When I was a kid, my lovely Nan and granddad ran a village pub in Essex, England. Every year at the start of summer, they used to send me a huge box of about 200 ice pops. We'd store the pops in a big chest freezer outside the storage shed. This made me quite popular with the local kids -- so much so, in fact, that my supplies would dwindle quickly, so I started to make my own ice pops.
Here's all you need to make some of your own: Buy a couple of those cheap plastic ice pop sets -- you can find them in most kitchen shops. Reach into your fridge, pull out the freshest fruits you have, and squeeze the juice out of them. Easier yet, dip into the ready-made apple juice, orange juice, pineapple juice or lemonade (I find cocktail combinations also work nicely for the adults -- hard cider makes really tasty ice pops!). You can even raid the kid's juice boxes if you want; just use the fruitiest stuff you can find. Now, fill up the pop sets with your chosen juice and put the sticks in before freezing.

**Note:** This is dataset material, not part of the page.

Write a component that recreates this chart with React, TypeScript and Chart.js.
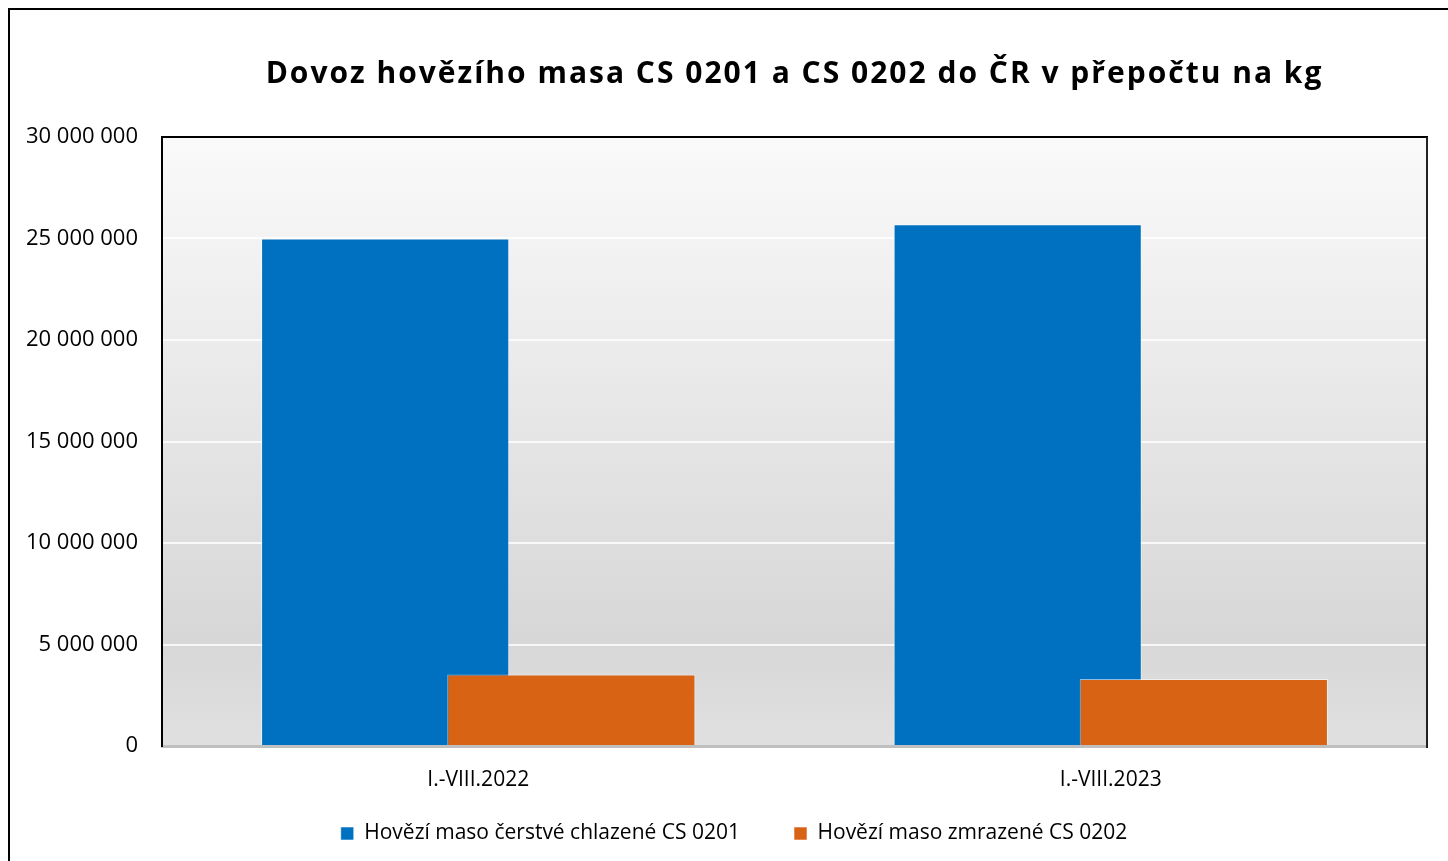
import React, { useEffect, useRef } from "react";
import { Chart, registerables } from "chart.js";

Chart.register(...registerables);

const categories = ["I.-VIII.2022", "I.-VIII.2023"];
const chilledLabel = "Hovězí maso čerstvé chlazené CS 0201";
const frozenLabel = "Hovězí maso zmrazené CS 0202";
const chilledValues = [25000000, 25700000];
const frozenValues = [3520000, 3300000];
const titleText = "Dovoz hovězího masa CS 0201 a CS 0202 do ČR v přepočtu na kg";
const yMax = 30000000;
const yStep = 5000000;

const FONT = "'Open Sans', 'Noto Sans', sans-serif";

const fmt = (v: number) => String(v).replace(/\B(?=(\d{3})+(?!\d))/g, " ");

const bgPlugin = {
  id: "bgGradient",
  beforeDraw(chart: any) {
    const { ctx, chartArea } = chart;
    if (!chartArea) return;
    const { left, top, right, bottom } = chartArea;
    const g = ctx.createLinearGradient(0, top, 0, bottom);
    g.addColorStop(0, "#fafafa");
    g.addColorStop(0.82, "#d7d7d7");
    g.addColorStop(1, "#e0e0e0");
    ctx.save();
    ctx.fillStyle = g;
    ctx.fillRect(left, top, right - left, bottom - top);
    ctx.restore();
  },
  afterDraw(chart: any) {
    const { ctx, chartArea } = chart;
    const { left, top, right, bottom } = chartArea;
    ctx.save();
    ctx.strokeStyle = "#000";
    ctx.lineWidth = 2;
    ctx.beginPath();
    ctx.moveTo(left - 1, top);
    ctx.lineTo(right + 1, top);
    ctx.stroke();
    ctx.strokeStyle = "#222";
    ctx.beginPath();
    ctx.moveTo(right, top);
    ctx.lineTo(right, bottom + 2);
    ctx.stroke();
    ctx.restore();
  },
};

const overlapPlugin = {
  id: "overlapBars",
  afterDatasetsUpdate(chart: any) {
    chart.data.datasets.forEach((_: any, i: number) => {
      const meta = chart.getDatasetMeta(i);
      const sign = i === 0 ? -1 : 1;
      meta.data.forEach((el: any) => {
        el.x += sign * el.width * 0.375;
      });
    });
  },
};

const layoutTweaksPlugin = {
  id: "layoutTweaks",
  afterLayout(chart: any) {
    const tb = chart.titleBlock;
    if (tb && !tb.__spaced) {
      const orig = tb.draw.bind(tb);
      tb.draw = (...args: any[]) => {
        const ctx = chart.ctx;
        ctx.save();
        ctx.letterSpacing = "2px";
        orig(...args);
        ctx.restore();
      };
      tb.__spaced = true;
    }
    if (chart.legend) {
      chart.legend.left = 0;
      chart.legend.right = chart.width;
      chart.legend.width = chart.width;
    }
  },
};

export default function App() {
  const ref = useRef<HTMLCanvasElement | null>(null);

  useEffect(() => {
    if (!ref.current) return;
    const chart = new Chart(ref.current, {
      type: "bar",
      data: {
        labels: categories,
        datasets: [
          {
            label: chilledLabel,
            data: chilledValues,
            backgroundColor: "#0070c0",
            borderColor: "rgba(255,255,255,0.55)",
            borderWidth: 1,
            order: 1,
            grouped: false,
            barPercentage: 0.3924,
            categoryPercentage: 1,
          },
          {
            label: frozenLabel,
            data: frozenValues,
            backgroundColor: "#d86314",
            borderColor: "rgba(255,255,255,0.55)",
            borderWidth: 1,
            order: 0,
            grouped: false,
            barPercentage: 0.3924,
            categoryPercentage: 1,
          },
        ],
      } as any,
      options: {
        animation: false,
        responsive: true,
        maintainAspectRatio: false,
        layout: { padding: { left: 0, right: 33, top: 0, bottom: 7 } },
        plugins: {
          title: {
            display: true,
            text: titleText,
            fullSize: false,
            color: "#000",
            font: { family: FONT, size: 30, weight: "bold" },
            padding: { top: 48, bottom: 45 },
          },
          legend: {
            position: "bottom",
            labels: {
              color: "#000",
              font: { family: FONT, size: 21 },
              boxWidth: 13,
              boxHeight: 13,
              padding: 54,
              sort: (a: any, b: any) => a.datasetIndex - b.datasetIndex,
            },
          },
          tooltip: { enabled: false },
        },
        scales: {
          x: {
            grid: { display: false, drawTicks: false },
            border: { display: true, color: "#bfbfbf", width: 3 },
            ticks: { color: "#000", font: { family: FONT, size: 21 }, mirror: true, padding: -47 },
            afterFit: (s: any) => {
              s.height = 23;
            },
          },
          y: {
            min: 0,
            max: yMax,
            grid: { color: "rgba(255,255,255,0.8)", lineWidth: 2, drawTicks: false },
            border: { display: true, color: "#000", width: 2 },
            ticks: {
              stepSize: yStep,
              color: "#000",
              font: { family: FONT, size: 22 },
              padding: 24,
              callback: (v: any) => fmt(Number(v)),
            },
            afterFit: (s: any) => {
              s.width = 154;
            },
          },
        },
      } as any,
      plugins: [bgPlugin, overlapPlugin, layoutTweaksPlugin],
    });
    return () => chart.destroy();
  }, []);

  return (
    <div style={{ position: "fixed", left: 0, top: 0, width: 1448, height: 861, overflow: "hidden", background: "#fff" }}>
      <div
        style={{
          position: "absolute",
          left: 8,
          top: 8,
          width: 1460,
          height: 870,
          borderLeft: "2px solid #000",
          borderTop: "2px solid #000",
          boxSizing: "border-box",
        }}
      />
      <div style={{ position: "absolute", left: 8, top: 8, width: 1452, height: 853 }}>
        <canvas ref={ref} />
      </div>
    </div>
  );
}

But you don't have to run out to the storage shed to get them -- just keep the pops handy in your fridge's freezer section. That's it! You'll be the most popular kid on the block, bar none. For a little variety, throw some fresh strawberries or bananas into your pops before freezing. Or, if you're having a party and want a delicious and attractive treat for your guests, add a few edible flowers such as violets or nasturtiums before freezing. It's a fantastic way to get creative with your pops and impress your mates. The Easiest Salad in the World Apart from being a great combination, this recipe is a constant success due to the common-sense marriage of salty Parma ham, milky buffalo mozzarella and sweet figs, which need to be of superb quality.
The best figs to use are Italian, and the best time to buy them is from June to August, when they're in season. Greek figs are also good; they're in season from September to November. Or, if figs aren't your forte, you can use fresh peaches instead. Choose figs that look like they're about to split their skins.
Use green or black -- it doesn't matter. But do keep them fresh. I store figs and greens in a humidity-controlled Garden Fresh crisper drawer. It's easy for me to see how many figs and greens I have left with the crisper drawers right at eye level.
I use a knife to crisscross the figs, but not quite to the bottom -- one fig per person is always a good start. Then, using your thumbs and forefingers, squeeze the base of the fig to expose the inside. This will allow your dressing to get right into the middle of the fig. Simply place the figs in a dish, wave around one slice of Parma ham or prosciutto per fig, throw in some slices of buffalo mozzarella, rip over some leaves of green or purple basil and drizzle everything with a heavenly dressing. I use a honey and lemon dressing concoction -- just mix six tablespoons extra virgin olive oil, three tablespoons lemon juice, and a tablespoon of honey with a little sea salt and fresh ground pepper. Serve with some spare bread on the table to mop up the juices.
There you have it -- easy, simple, fresh and seasonal. Always a treat, especially if you top it off with ice pops for dessert.